** BEGIN INPUT MATERIAL **

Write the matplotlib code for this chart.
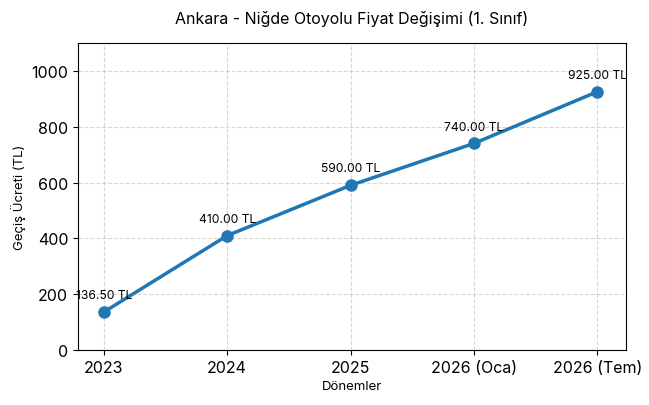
import matplotlib
matplotlib.use("Agg")
from matplotlib import pyplot as plt

plt.rcParams['font.family'] = ['Inter', 'DejaVu Sans']

## data
periods = ['2023', '2024', '2025', '2026 (Oca)', '2026 (Tem)']
prices = [136.50, 410.00, 590.00, 740.00, 925.00]

fig = plt.figure(figsize=(6.49, 4.06), dpi=100)
ax = fig.add_axes([0.120, 0.135, 0.845, 0.757])

x = list(range(len(periods)))
ax.plot(x, prices, marker='o', color='#1f77b4', linewidth=2.5, markersize=8)

for xi, p in zip(x, prices):
    ax.annotate(f'{p:.2f} TL', (xi, p), textcoords='offset points',
                xytext=(0, 10), ha='center', fontsize=8.7)

ax.set_xticks(x)
ax.set_xticklabels(periods, fontsize=11.5)
ax.tick_params(axis='y', labelsize=11.5)
ax.set_xlim(-0.21, 4.235)
ax.set_ylim(0, 1100)
ax.grid(True, linestyle='--', alpha=0.5)

ax.set_title('Ankara - Niğde Otoyolu Fiyat Değişimi (1. Sınıf)', fontsize=11.5, pad=14)
ax.set_xlabel('Dönemler', fontsize=9.5)
ax.set_ylabel('Geçiş Ücreti (TL)', fontsize=9.5)

fig.savefig('out.png', dpi=100)
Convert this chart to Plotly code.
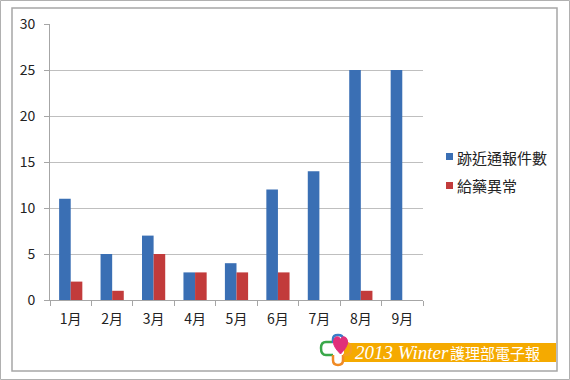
import plotly.graph_objects as go

months = ["1月", "2月", "3月", "4月", "5月", "6月", "7月", "8月", "9月"]
near_miss = [11, 5, 7, 3, 4, 12, 14, 25, 25]
med_error = [2, 1, 5, 3, 3, 3, None, 1, None]
series_names = ["跡近通報件數", "給藥異常"]
series_colors = ["#3a6fb4", "#c23b3b"]

W, H = 570, 380
L, R, T, B = 50, 423, 24, 300  # plot area in pixels

def px(x):
    return (x - L) / (R - L)

def py(y):
    return (B - y) / (B - T)

fig = go.Figure()
fig.add_bar(x=months, y=near_miss, name=series_names[0],
            marker=dict(color=series_colors[0], line=dict(width=0)))
fig.add_bar(x=months, y=med_error, name=series_names[1],
            marker=dict(color=series_colors[1], line=dict(width=0)))

font_cjk = "Noto Sans CJK TC, Noto Sans, sans-serif"

fig.update_layout(
    width=W, height=H,
    margin=dict(l=L, r=W - R, t=T, b=H - B, autoexpand=False),
    paper_bgcolor="white", plot_bgcolor="white",
    barmode="group", bargap=0.44, bargroupgap=0,
    font=dict(family=font_cjk, size=13, color="#222"),
    showlegend=False,
    xaxis=dict(showgrid=False, showline=True, linecolor="#a6a6a6", linewidth=1,
               ticks="outside", ticklen=5, tickcolor="#a6a6a6", tickson="boundaries",
               tickfont=dict(size=14), ticklabelstandoff=6, fixedrange=True),
    yaxis=dict(range=[0, 30], dtick=5, showgrid=True, gridcolor="#bfbfbf", gridwidth=1,
               showline=True, linecolor="#a6a6a6", linewidth=1, zeroline=False,
               ticks="outside", ticklen=5, tickcolor="#a6a6a6",
               tickfont=dict(size=14), ticklabelstandoff=6, fixedrange=True),
)

shapes = []
# outer image edge
shapes.append(dict(type="rect", xref="paper", yref="paper",
                   x0=px(0.5), x1=px(569.5), y0=py(0.5), y1=py(379.5),
                   line=dict(color="#b0b0b0", width=1), layer="below"))
# chart border
shapes.append(dict(type="rect", xref="paper", yref="paper",
                   x0=px(12), x1=px(557), y0=py(8), y1=py(371),
                   line=dict(color="#a6a6a6", width=1.5), layer="below"))

# manual legend
leg_y = [157, 186]
for name, color, yy in zip(series_names, series_colors, leg_y):
    shapes.append(dict(type="rect", xref="paper", yref="paper",
                       x0=px(446), x1=px(453), y0=py(yy + 3), y1=py(yy - 4),
                       fillcolor=color, line=dict(width=0)))
    fig.add_annotation(xref="paper", yref="paper", x=px(455), y=py(yy),
                       xanchor="left", yanchor="middle", showarrow=False,
                       text=name, font=dict(family=font_cjk, size=15, color="#222"))

# orange banner
shapes.append(dict(type="rect", xref="paper", yref="paper",
                   x0=px(344), x1=px(556), y0=py(343), y1=py(362),
                   fillcolor="#f5aa00", line=dict(width=0)))

def arm(path_pts, color):
    return dict(type="path", xref="paper", yref="paper", path=path_pts,
                line=dict(color=color, width=2.5))

def P(x, y):
    return f"{px(x)},{py(y)}"

# left arm (green)
shapes.append(arm(f"M {P(333,342)} L {P(326,342)} Q {P(321,342)} {P(321,348)} "
                  f"Q {P(321,355)} {P(326,355)} L {P(333,355)}", "#3aa84a"))
# top arm (blue)
shapes.append(arm(f"M {P(333,343)} L {P(333,339)} Q {P(333,335)} {P(338,335)} "
                  f"Q {P(343,335)} {P(343,339)}", "#3a7cc8"))
# bottom arm (orange)
shapes.append(arm(f"M {P(333,355)} L {P(333,360)} Q {P(333,365)} {P(338,365)} "
                  f"Q {P(343,365)} {P(343,360)} L {P(343,355)}", "#f08a24"))
# right arm (orange)
shapes.append(arm(f"M {P(343,355)} L {P(346,355)} Q {P(351,355)} {P(351,349)} "
                  f"Q {P(351,343)} {P(346,343)}", "#f5a020"))
# heart
hx = 340.5
heart = (f"M {P(hx,354)} Q {P(hx-8,346)} {P(hx-7,341)} "
         f"Q {P(hx-6,336)} {P(hx-2,337)} Q {P(hx,338)} {P(hx,340)} "
         f"Q {P(hx,338)} {P(hx+2,337)} Q {P(hx+6,336)} {P(hx+7,341)} "
         f"Q {P(hx+8,346)} {P(hx,354)} Z")
shapes.append(dict(type="path", xref="paper", yref="paper", path=heart,
                   fillcolor="#e0307a", line=dict(color="#e0307a", width=1)))
fig.update_layout(shapes=shapes)

fig.add_annotation(xref="paper", yref="paper", x=px(353), y=py(352),
                   xanchor="left", yanchor="middle", showarrow=False,
                   text="<i>2013 Winter</i>",
                   font=dict(family="Liberation Serif, serif", size=19, color="white"))
fig.add_annotation(xref="paper", yref="paper", x=px(448), y=py(352),
                   xanchor="left", yanchor="middle", showarrow=False,
                   text="護理部電子報",
                   font=dict(family=font_cjk, size=15, color="white"))

fig.write_html("out.html", config={"displayModeBar": False})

** END INPUT MATERIAL **

> REQUIRED WORK:
With the pictures omitted, reproduce the records in full and exactly.

> SOLUTION TO THIS EXERCISE:
Write the matplotlib code for this chart.
import matplotlib
matplotlib.use("Agg")
from matplotlib import pyplot as plt

plt.rcParams['font.family'] = ['Inter', 'DejaVu Sans']

## data
periods = ['2023', '2024', '2025', '2026 (Oca)', '2026 (Tem)']
prices = [136.50, 410.00, 590.00, 740.00, 925.00]

fig = plt.figure(figsize=(6.49, 4.06), dpi=100)
ax = fig.add_axes([0.120, 0.135, 0.845, 0.757])

x = list(range(len(periods)))
ax.plot(x, prices, marker='o', color='#1f77b4', linewidth=2.5, markersize=8)

for xi, p in zip(x, prices):
    ax.annotate(f'{p:.2f} TL', (xi, p), textcoords='offset points',
                xytext=(0, 10), ha='center', fontsize=8.7)

ax.set_xticks(x)
ax.set_xticklabels(periods, fontsize=11.5)
ax.tick_params(axis='y', labelsize=11.5)
ax.set_xlim(-0.21, 4.235)
ax.set_ylim(0, 1100)
ax.grid(True, linestyle='--', alpha=0.5)

ax.set_title('Ankara - Niğde Otoyolu Fiyat Değişimi (1. Sınıf)', fontsize=11.5, pad=14)
ax.set_xlabel('Dönemler', fontsize=9.5)
ax.set_ylabel('Geçiş Ücreti (TL)', fontsize=9.5)

fig.savefig('out.png', dpi=100)
Convert this chart to Plotly code.
import plotly.graph_objects as go

months = ["1月", "2月", "3月", "4月", "5月", "6月", "7月", "8月", "9月"]
near_miss = [11, 5, 7, 3, 4, 12, 14, 25, 25]
med_error = [2, 1, 5, 3, 3, 3, None, 1, None]
series_names = ["跡近通報件數", "給藥異常"]
series_colors = ["#3a6fb4", "#c23b3b"]

W, H = 570, 380
L, R, T, B = 50, 423, 24, 300  # plot area in pixels

def px(x):
    return (x - L) / (R - L)

def py(y):
    return (B - y) / (B - T)

fig = go.Figure()
fig.add_bar(x=months, y=near_miss, name=series_names[0],
            marker=dict(color=series_colors[0], line=dict(width=0)))
fig.add_bar(x=months, y=med_error, name=series_names[1],
            marker=dict(color=series_colors[1], line=dict(width=0)))

font_cjk = "Noto Sans CJK TC, Noto Sans, sans-serif"

fig.update_layout(
    width=W, height=H,
    margin=dict(l=L, r=W - R, t=T, b=H - B, autoexpand=False),
    paper_bgcolor="white", plot_bgcolor="white",
    barmode="group", bargap=0.44, bargroupgap=0,
    font=dict(family=font_cjk, size=13, color="#222"),
    showlegend=False,
    xaxis=dict(showgrid=False, showline=True, linecolor="#a6a6a6", linewidth=1,
               ticks="outside", ticklen=5, tickcolor="#a6a6a6", tickson="boundaries",
               tickfont=dict(size=14), ticklabelstandoff=6, fixedrange=True),
    yaxis=dict(range=[0, 30], dtick=5, showgrid=True, gridcolor="#bfbfbf", gridwidth=1,
               showline=True, linecolor="#a6a6a6", linewidth=1, zeroline=False,
               ticks="outside", ticklen=5, tickcolor="#a6a6a6",
               tickfont=dict(size=14), ticklabelstandoff=6, fixedrange=True),
)

shapes = []
# outer image edge
shapes.append(dict(type="rect", xref="paper", yref="paper",
                   x0=px(0.5), x1=px(569.5), y0=py(0.5), y1=py(379.5),
                   line=dict(color="#b0b0b0", width=1), layer="below"))
# chart border
shapes.append(dict(type="rect", xref="paper", yref="paper",
                   x0=px(12), x1=px(557), y0=py(8), y1=py(371),
                   line=dict(color="#a6a6a6", width=1.5), layer="below"))

# manual legend
leg_y = [157, 186]
for name, color, yy in zip(series_names, series_colors, leg_y):
    shapes.append(dict(type="rect", xref="paper", yref="paper",
                       x0=px(446), x1=px(453), y0=py(yy + 3), y1=py(yy - 4),
                       fillcolor=color, line=dict(width=0)))
    fig.add_annotation(xref="paper", yref="paper", x=px(455), y=py(yy),
                       xanchor="left", yanchor="middle", showarrow=False,
                       text=name, font=dict(family=font_cjk, size=15, color="#222"))

# orange banner
shapes.append(dict(type="rect", xref="paper", yref="paper",
                   x0=px(344), x1=px(556), y0=py(343), y1=py(362),
                   fillcolor="#f5aa00", line=dict(width=0)))

def arm(path_pts, color):
    return dict(type="path", xref="paper", yref="paper", path=path_pts,
                line=dict(color=color, width=2.5))

def P(x, y):
    return f"{px(x)},{py(y)}"

# left arm (green)
shapes.append(arm(f"M {P(333,342)} L {P(326,342)} Q {P(321,342)} {P(321,348)} "
                  f"Q {P(321,355)} {P(326,355)} L {P(333,355)}", "#3aa84a"))
# top arm (blue)
shapes.append(arm(f"M {P(333,343)} L {P(333,339)} Q {P(333,335)} {P(338,335)} "
                  f"Q {P(343,335)} {P(343,339)}", "#3a7cc8"))
# bottom arm (orange)
shapes.append(arm(f"M {P(333,355)} L {P(333,360)} Q {P(333,365)} {P(338,365)} "
                  f"Q {P(343,365)} {P(343,360)} L {P(343,355)}", "#f08a24"))
# right arm (orange)
shapes.append(arm(f"M {P(343,355)} L {P(346,355)} Q {P(351,355)} {P(351,349)} "
                  f"Q {P(351,343)} {P(346,343)}", "#f5a020"))
# heart
hx = 340.5
heart = (f"M {P(hx,354)} Q {P(hx-8,346)} {P(hx-7,341)} "
         f"Q {P(hx-6,336)} {P(hx-2,337)} Q {P(hx,338)} {P(hx,340)} "
         f"Q {P(hx,338)} {P(hx+2,337)} Q {P(hx+6,336)} {P(hx+7,341)} "
         f"Q {P(hx+8,346)} {P(hx,354)} Z")
shapes.append(dict(type="path", xref="paper", yref="paper", path=heart,
                   fillcolor="#e0307a", line=dict(color="#e0307a", width=1)))
fig.update_layout(shapes=shapes)

fig.add_annotation(xref="paper", yref="paper", x=px(353), y=py(352),
                   xanchor="left", yanchor="middle", showarrow=False,
                   text="<i>2013 Winter</i>",
                   font=dict(family="Liberation Serif, serif", size=19, color="white"))
fig.add_annotation(xref="paper", yref="paper", x=px(448), y=py(352),
                   xanchor="left", yanchor="middle", showarrow=False,
                   text="護理部電子報",
                   font=dict(family=font_cjk, size=15, color="white"))

fig.write_html("out.html", config={"displayModeBar": False})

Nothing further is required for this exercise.